In conclusion, according to the Liv-ex year-end report, the prospects for 2023 are not the rosiest. Market volatility is bound to remain high. Nevertheless, there are several positive aspects for the fine wine market, which continues to offer some stability in respect to the inflation increase, which in turn leads to an increase in interest rates that will reduce the propensity for risk, especially concerning a minority of wines (the more speculative ones), more than on the market in general. Prices have continued to rise in 2022 in all Regions, and, in most cases, these increases have been steady, which means investments are reliable.

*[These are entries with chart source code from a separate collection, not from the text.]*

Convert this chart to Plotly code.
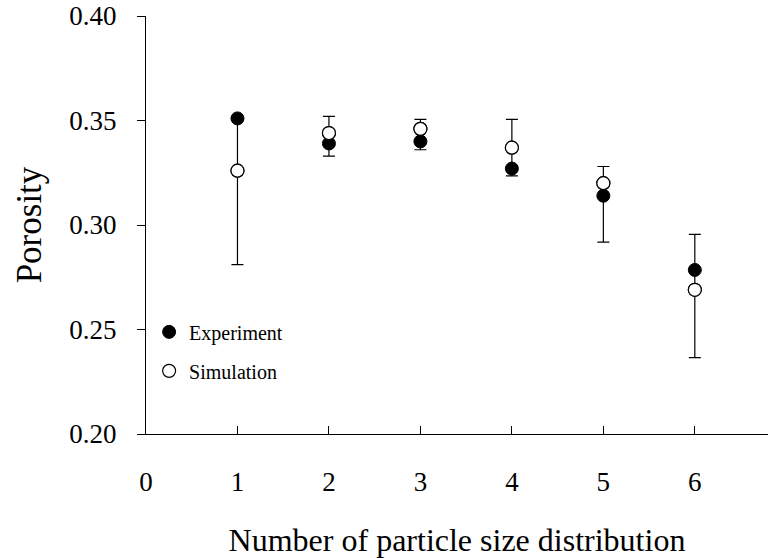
import plotly.graph_objects as go

x_values = [1, 2, 3, 4, 5, 6]
experiment = [0.351, 0.339, 0.340, 0.327, 0.314, 0.2785]
simulation = [0.326, 0.344, 0.346, 0.337, 0.320, 0.269]
bar_top = [0.351, 0.352, 0.3505, 0.3505, 0.328, 0.2955]
bar_bottom = [0.281, 0.333, 0.336, 0.3235, 0.2918, 0.2365]
x_ticks = [0, 1, 2, 3, 4, 5, 6]
y_ticks = [0.20, 0.25, 0.30, 0.35, 0.40]

FONT = "Liberation Serif"

err_plus = [t - s for t, s in zip(bar_top, simulation)]
err_minus = [s - b for s, b in zip(simulation, bar_bottom)]

fig = go.Figure()
fig.add_trace(go.Scatter(
    x=x_values, y=simulation, mode="markers", name="Simulation",
    legendgroup="sim", showlegend=False,
    marker=dict(size=13, color="white", line=dict(color="black", width=1.2)),
    error_y=dict(type="data", symmetric=False, array=err_plus, arrayminus=err_minus,
                 color="black", thickness=1.2, width=6),
))
fig.add_trace(go.Scatter(
    x=x_values, y=experiment, mode="markers", name="Experiment",
    legendgroup="exp",
    marker=dict(size=13, color="black", line=dict(color="black", width=1)),
))
# simulation markers redrawn on top (no error bars) so open circles overlap filled ones
fig.add_trace(go.Scatter(
    x=x_values, y=simulation, mode="markers", name="Simulation",
    legendgroup="sim",
    marker=dict(size=13, color="white", line=dict(color="black", width=1.2)),
))

fig.update_layout(
    width=770, height=558,
    margin=dict(l=146, r=2, t=16, b=124),
    paper_bgcolor="white", plot_bgcolor="white",
    font=dict(family=FONT, color="black"),
    showlegend=True,
    legend=dict(x=0.005, y=0.291, xanchor="left", yanchor="top",
                font=dict(family=FONT, size=20, color="black"),
                bgcolor="rgba(0,0,0,0)", tracegroupgap=10,
                itemwidth=30),
    xaxis=dict(range=[0, 6.8], tickvals=x_ticks, ticktext=[str(v) for v in x_ticks],
               ticks="inside", ticklen=8, tickcolor="black", tickwidth=1,
               showline=True, linecolor="black", linewidth=1.2, mirror=False,
               showgrid=False, zeroline=False, automargin=False,
               ticklabeloverflow="allow",
               tickfont=dict(family=FONT, size=27, color="black"),
               ticklabelstandoff=23,
               title=dict(text="Number of particle size distribution",
                          font=dict(family=FONT, size=32, color="black"), standoff=34)),
    yaxis=dict(range=[0.20, 0.40], tickvals=y_ticks, ticktext=[f"{v:.2f}" for v in y_ticks],
               ticks="outside", ticklen=8, tickcolor="black", tickwidth=1,
               showline=True, linecolor="black", linewidth=1.2, mirror=False,
               showgrid=False, zeroline=False, automargin=True,
               ticklabeloverflow="allow",
               tickfont=dict(family=FONT, size=27, color="black"),
               ticklabelstandoff=15,
               title=dict(text="Porosity", font=dict(family=FONT, size=35, color="black"),
                          standoff=17)),
)

fig.write_html("out.html", config={"displayModeBar": False},
               post_script="document.body.style.margin='0';")
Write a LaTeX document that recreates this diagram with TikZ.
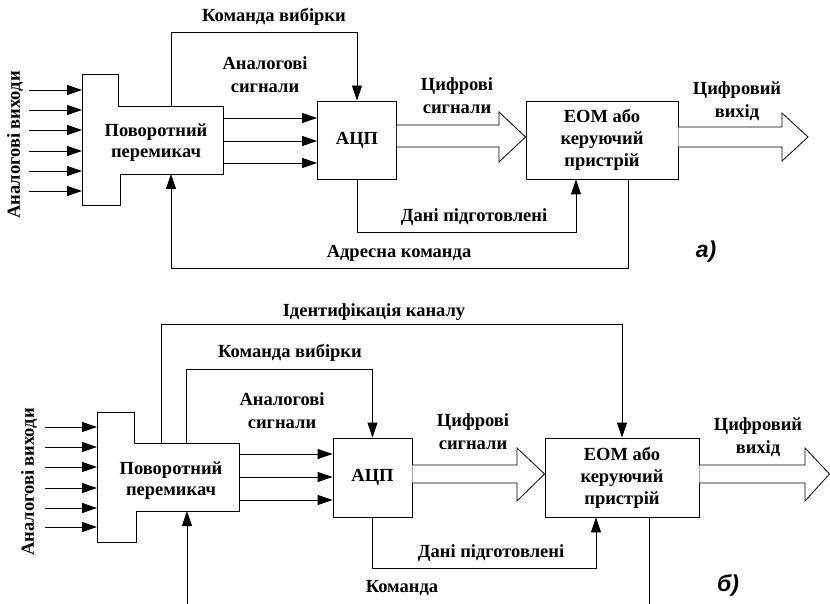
\documentclass[tikz,border=0pt]{standalone}
\usepackage{fontspec}
\setmainfont{Liberation Serif}
\newfontfamily\labsans{Liberation Sans}
\usetikzlibrary{arrows.meta,calc}
\begin{document}
\begin{tikzpicture}[x=1pt,y=-1pt,line width=0.9pt,
  lbl/.style={font=\fontsize{18.5}{23}\selectfont\bfseries,align=center,inner sep=0pt},
  blk/.style={draw,inner sep=0pt,font=\fontsize{18.5}{22}\selectfont\bfseries,align=center},
  arr/.style={-{Triangle[length=15pt,width=10pt]}},
  hollow/.style={draw,fill=white,line width=0.8pt,line join=miter},
  sw/.style={draw,line width=0.9pt},
  tag/.style={font=\labsans\fontsize{23}{26}\selectfont\bfseries\itshape,inner sep=0pt}]
\useasboundingbox (0,0) rectangle (830,604);

% ================= a) =================
\draw[sw] (82,74) -- (118,74) -- (118,106) -- (223,106) -- (223,174) -- (120,174) -- (120,205) -- (82,205) -- cycle;
\node[lbl,font=\fontsize{18.5}{21}\selectfont\bfseries] (swA) at (156,143) {Поворотний\\перемикач};
\node[lbl,rotate=90] (inA) at (15,145) {Аналогові виходи};
\foreach \y [count=\i] in {90,110,130,151,171,191}{
  \coordinate (inA\i) at (29,\y);
  \coordinate (swAin\i) at (82,\y);
  \draw[arr] (inA\i) -- (swAin\i);
}
\node[blk,minimum width=79pt,minimum height=78pt] (adcA) at (357,140) {АЦП};
\node[blk,minimum width=152pt,minimum height=78pt] (eomA) at (602,140) {ЕОМ або\\керуючий\\пристрій};
\foreach \y [count=\i] in {118,141,163}{
  \coordinate (swAout\i) at (223,\y);
  \draw[arr] (swAout\i) -- (swAout\i -| adcA.west);
}
\coordinate (swAtop) at (171,106);
\coordinate (swAbot) at (171,174);
\coordinate (cA1) at (171,32);
\draw[arr] (swAtop) -- (cA1) -| (adcA.north);
\coordinate (xA576) at (576,0);
\coordinate (xA628) at (628,0);
\coordinate (dA) at (357,232);
\draw[arr] (adcA.south) -- (dA) -| (eomA.south -| xA576);
\coordinate (aA) at (628,268);
\draw[arr] (eomA.south -| xA628) -- (aA) -| (swAbot);
\draw[hollow] (adcA.east |- 0,125) -- (499,125) -- (499,112) -- (eomA.west |- 0,137) -- (499,162) -- (499,147) -- (adcA.east |- 0,147);
\draw[hollow] (eomA.east |- 0,127) -- (782,127) -- (782,113) -- (808,137) -- (782,161) -- (782,147) -- (eomA.east |- 0,147);
\node[lbl] (lA1) at (274,17) {Команда вибірки};
\node[lbl] (lA2) at (265,74.5) {Аналогові\\сигнали};
\node[lbl] (lA3) at (457,96) {Цифрові\\сигнали};
\node[lbl] (lA4) at (737,101) {Цифровий\\вихід};
\node[lbl] (lA5) at (474,217) {Дані підготовлені};
\node[lbl] (lA6) at (399,253) {Адресна команда};
\node[tag] (tA) at (706,252) {а)};

% ================= б) =================
\draw[sw] (97,412) -- (134,412) -- (134,443) -- (239,443) -- (239,511) -- (136,511) -- (136,542) -- (97,542) -- cycle;
\node[lbl,font=\fontsize{18.5}{21}\selectfont\bfseries] (swB) at (171,481) {Поворотний\\перемикач};
\node[lbl,rotate=90] (inB) at (29,482) {Аналогові виходи};
\foreach \y [count=\i] in {427,447,467,488,508,527}{
  \coordinate (inB\i) at (45,\y);
  \coordinate (swBin\i) at (97,\y);
  \draw[arr] (inB\i) -- (swBin\i);
}
\node[blk,minimum width=79pt,minimum height=79pt] (adcB) at (372.5,477.5) {АЦП};
\node[blk,minimum width=154pt,minimum height=79pt] (eomB) at (622,477.5) {ЕОМ або\\керуючий\\пристрій};
\foreach \y [count=\i] in {454,477,500}{
  \coordinate (swBout\i) at (239,\y);
  \draw[arr] (swBout\i) -- (swBout\i -| adcB.west);
}
\coordinate (swBtop1) at (161,443);
\coordinate (swBtop2) at (186,443);
\coordinate (swBbot) at (187,511);
\coordinate (cB1) at (161,324);
\coordinate (cB2) at (186,369);
\draw[arr] (swBtop1) -- (cB1) -| (eomB.north);
\draw[arr] (swBtop2) -- (cB2) -| (adcB.north);
\coordinate (xB596) at (596,0);
\coordinate (xB649) at (649,0);
\coordinate (dB) at (372.5,568);
\draw[arr] (adcB.south) -- (dB) -| (eomB.south -| xB596);
\coordinate (kB) at (187,604);
\draw[arr] (kB) -- (swBbot);
\coordinate (oB) at (649,604);
\draw (eomB.south -| xB649) -- (oB);
\draw[hollow] (adcB.east |- 0,465) -- (517,465) -- (517,448) -- (eomB.west |- 0,474) -- (517,501) -- (517,483) -- (adcB.east |- 0,483);
\draw[hollow] (eomB.east |- 0,465) -- (805,465) -- (805,448) -- (829.5,474) -- (805,501) -- (805,483) -- (eomB.east |- 0,483);
\node[lbl] (lB0) at (374,312) {Ідентифікація каналу};
\node[lbl] (lB1) at (290,353) {Команда вибірки};
\node[lbl] (lB2) at (282,411) {Аналогові\\сигнали};
\node[lbl] (lB3) at (473,432) {Цифрові\\сигнали};
\node[lbl] (lB4) at (758,437) {Цифровий\\вихід};
\node[lbl] (lB5) at (491,553) {Дані підготовлені};
\node[lbl] (lB6) at (402,588) {Команда};
\node[tag] (tB) at (728,585) {б)};
\end{tikzpicture}
\end{document}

That being said, the market will nonetheless be facing heavy turbulence. Of course, no market can grow forever, and the latest signs have suggested that some Regions may have reached their peak, at least for now. Purchases have become more targeted and Liv-ex members have spoken of more "measured" customers, who "buy less, but better". Upon an even closer inspection, there are definite warning signs within the Liv-ex indices. As we mentioned, in November 2022 the Liv-ex 1000 index had more wines that have registered a drop in price than wines that have marked a positive evolution. Moreover, the technical analysis of the Liv-ex 50 index suggests that a decline is possible. The period of wild spending and investments seems to be over. Due to the scarcity of demand, the small pool of buyers of the rarest wines already has the wines they have always wanted in their hands, or bottles of wine so expensive that they can no longer be resold.